**Do this**
Your output is the lines from the first one to the one containing "nafion = [0.0835]", repeated exactly, with images left out.

* Begin *

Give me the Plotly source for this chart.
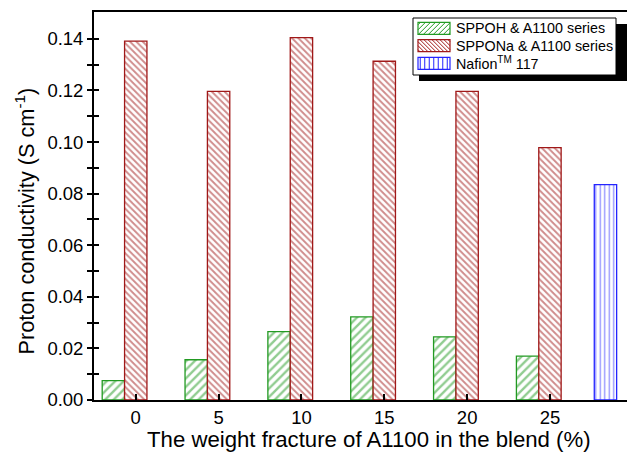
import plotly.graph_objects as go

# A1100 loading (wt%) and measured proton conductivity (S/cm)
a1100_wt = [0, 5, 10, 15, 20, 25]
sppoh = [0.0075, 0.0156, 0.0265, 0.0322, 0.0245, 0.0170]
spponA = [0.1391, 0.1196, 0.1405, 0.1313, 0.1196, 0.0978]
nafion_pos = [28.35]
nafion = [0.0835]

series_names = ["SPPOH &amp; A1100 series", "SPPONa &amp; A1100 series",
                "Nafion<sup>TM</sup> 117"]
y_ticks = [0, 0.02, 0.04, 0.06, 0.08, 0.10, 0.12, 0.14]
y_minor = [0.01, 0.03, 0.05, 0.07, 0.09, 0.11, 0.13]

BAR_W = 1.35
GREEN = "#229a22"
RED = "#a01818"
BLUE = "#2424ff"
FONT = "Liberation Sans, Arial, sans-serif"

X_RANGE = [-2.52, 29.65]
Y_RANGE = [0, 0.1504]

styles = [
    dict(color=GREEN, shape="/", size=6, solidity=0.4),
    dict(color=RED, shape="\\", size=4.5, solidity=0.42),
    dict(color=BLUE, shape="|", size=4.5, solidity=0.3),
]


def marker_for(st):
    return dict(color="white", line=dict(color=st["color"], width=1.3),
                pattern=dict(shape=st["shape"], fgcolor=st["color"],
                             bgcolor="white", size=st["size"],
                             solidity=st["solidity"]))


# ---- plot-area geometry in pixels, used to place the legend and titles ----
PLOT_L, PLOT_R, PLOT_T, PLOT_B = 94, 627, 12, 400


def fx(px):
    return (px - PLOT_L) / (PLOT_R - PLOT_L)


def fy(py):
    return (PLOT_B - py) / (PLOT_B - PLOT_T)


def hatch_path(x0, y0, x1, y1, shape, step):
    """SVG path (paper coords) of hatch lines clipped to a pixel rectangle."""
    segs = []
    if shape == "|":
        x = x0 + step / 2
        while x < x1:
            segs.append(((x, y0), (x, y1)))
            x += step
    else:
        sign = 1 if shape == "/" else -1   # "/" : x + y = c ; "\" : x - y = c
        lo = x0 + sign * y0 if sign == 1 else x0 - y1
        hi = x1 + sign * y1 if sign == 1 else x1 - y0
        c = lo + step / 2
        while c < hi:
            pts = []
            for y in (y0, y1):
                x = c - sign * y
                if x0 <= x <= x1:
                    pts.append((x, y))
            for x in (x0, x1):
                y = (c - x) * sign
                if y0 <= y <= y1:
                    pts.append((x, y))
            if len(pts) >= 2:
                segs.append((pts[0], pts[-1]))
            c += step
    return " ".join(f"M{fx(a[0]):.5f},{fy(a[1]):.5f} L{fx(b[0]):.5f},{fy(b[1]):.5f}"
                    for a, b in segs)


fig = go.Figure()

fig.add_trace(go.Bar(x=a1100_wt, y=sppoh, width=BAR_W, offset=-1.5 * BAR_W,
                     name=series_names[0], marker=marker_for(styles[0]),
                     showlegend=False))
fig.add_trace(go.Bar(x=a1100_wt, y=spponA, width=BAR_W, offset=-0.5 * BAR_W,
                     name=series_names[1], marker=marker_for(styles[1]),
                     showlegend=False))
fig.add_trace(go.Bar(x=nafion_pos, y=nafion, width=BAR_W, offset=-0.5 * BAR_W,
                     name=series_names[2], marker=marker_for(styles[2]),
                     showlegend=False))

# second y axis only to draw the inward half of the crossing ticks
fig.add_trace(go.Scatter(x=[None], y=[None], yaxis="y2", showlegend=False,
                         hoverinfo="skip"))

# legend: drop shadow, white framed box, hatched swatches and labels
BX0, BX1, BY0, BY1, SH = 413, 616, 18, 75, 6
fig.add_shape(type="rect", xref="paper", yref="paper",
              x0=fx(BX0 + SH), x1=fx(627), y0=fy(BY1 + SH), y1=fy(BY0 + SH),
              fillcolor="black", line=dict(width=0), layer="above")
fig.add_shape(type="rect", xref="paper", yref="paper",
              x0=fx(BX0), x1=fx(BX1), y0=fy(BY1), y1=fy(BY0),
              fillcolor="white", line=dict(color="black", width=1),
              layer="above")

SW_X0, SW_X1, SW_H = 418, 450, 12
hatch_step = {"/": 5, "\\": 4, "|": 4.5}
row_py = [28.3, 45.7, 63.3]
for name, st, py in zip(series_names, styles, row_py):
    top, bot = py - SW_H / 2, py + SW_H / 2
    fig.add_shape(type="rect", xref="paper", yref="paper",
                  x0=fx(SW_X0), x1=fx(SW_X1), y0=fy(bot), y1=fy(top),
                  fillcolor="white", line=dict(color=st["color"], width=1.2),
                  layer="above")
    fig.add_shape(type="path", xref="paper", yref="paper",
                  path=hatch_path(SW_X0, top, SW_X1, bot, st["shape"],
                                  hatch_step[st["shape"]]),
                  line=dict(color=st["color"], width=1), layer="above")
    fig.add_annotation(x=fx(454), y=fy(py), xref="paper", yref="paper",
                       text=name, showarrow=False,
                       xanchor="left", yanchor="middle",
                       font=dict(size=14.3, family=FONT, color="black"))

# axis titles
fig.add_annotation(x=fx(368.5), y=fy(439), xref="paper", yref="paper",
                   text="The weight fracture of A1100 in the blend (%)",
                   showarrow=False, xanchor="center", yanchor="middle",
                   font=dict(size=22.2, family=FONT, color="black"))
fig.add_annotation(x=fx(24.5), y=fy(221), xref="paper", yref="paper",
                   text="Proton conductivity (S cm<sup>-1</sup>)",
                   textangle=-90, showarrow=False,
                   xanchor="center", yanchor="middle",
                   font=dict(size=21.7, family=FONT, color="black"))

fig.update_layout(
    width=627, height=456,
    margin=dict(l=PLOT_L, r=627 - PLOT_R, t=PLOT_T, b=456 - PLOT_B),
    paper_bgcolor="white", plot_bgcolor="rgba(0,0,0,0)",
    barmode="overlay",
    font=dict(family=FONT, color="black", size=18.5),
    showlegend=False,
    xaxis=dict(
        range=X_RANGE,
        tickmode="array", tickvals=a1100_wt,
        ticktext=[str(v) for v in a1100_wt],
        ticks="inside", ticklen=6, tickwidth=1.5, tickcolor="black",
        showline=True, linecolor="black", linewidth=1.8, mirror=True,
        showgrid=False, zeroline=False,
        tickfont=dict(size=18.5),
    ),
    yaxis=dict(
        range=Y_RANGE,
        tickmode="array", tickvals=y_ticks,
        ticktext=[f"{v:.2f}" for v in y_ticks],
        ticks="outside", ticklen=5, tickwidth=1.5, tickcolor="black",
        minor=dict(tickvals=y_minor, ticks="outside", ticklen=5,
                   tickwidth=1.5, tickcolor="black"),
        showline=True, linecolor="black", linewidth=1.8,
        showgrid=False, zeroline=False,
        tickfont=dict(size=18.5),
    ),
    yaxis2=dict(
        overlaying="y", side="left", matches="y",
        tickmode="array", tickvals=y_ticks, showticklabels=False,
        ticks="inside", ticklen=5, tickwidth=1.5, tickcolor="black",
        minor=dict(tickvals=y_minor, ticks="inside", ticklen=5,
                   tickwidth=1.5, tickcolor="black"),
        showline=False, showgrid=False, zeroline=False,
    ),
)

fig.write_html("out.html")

* End *

**Output below**
Give me the Plotly source for this chart.
import plotly.graph_objects as go

# A1100 loading (wt%) and measured proton conductivity (S/cm)
a1100_wt = [0, 5, 10, 15, 20, 25]
sppoh = [0.0075, 0.0156, 0.0265, 0.0322, 0.0245, 0.0170]
spponA = [0.1391, 0.1196, 0.1405, 0.1313, 0.1196, 0.0978]
nafion_pos = [28.35]
nafion = [0.0835]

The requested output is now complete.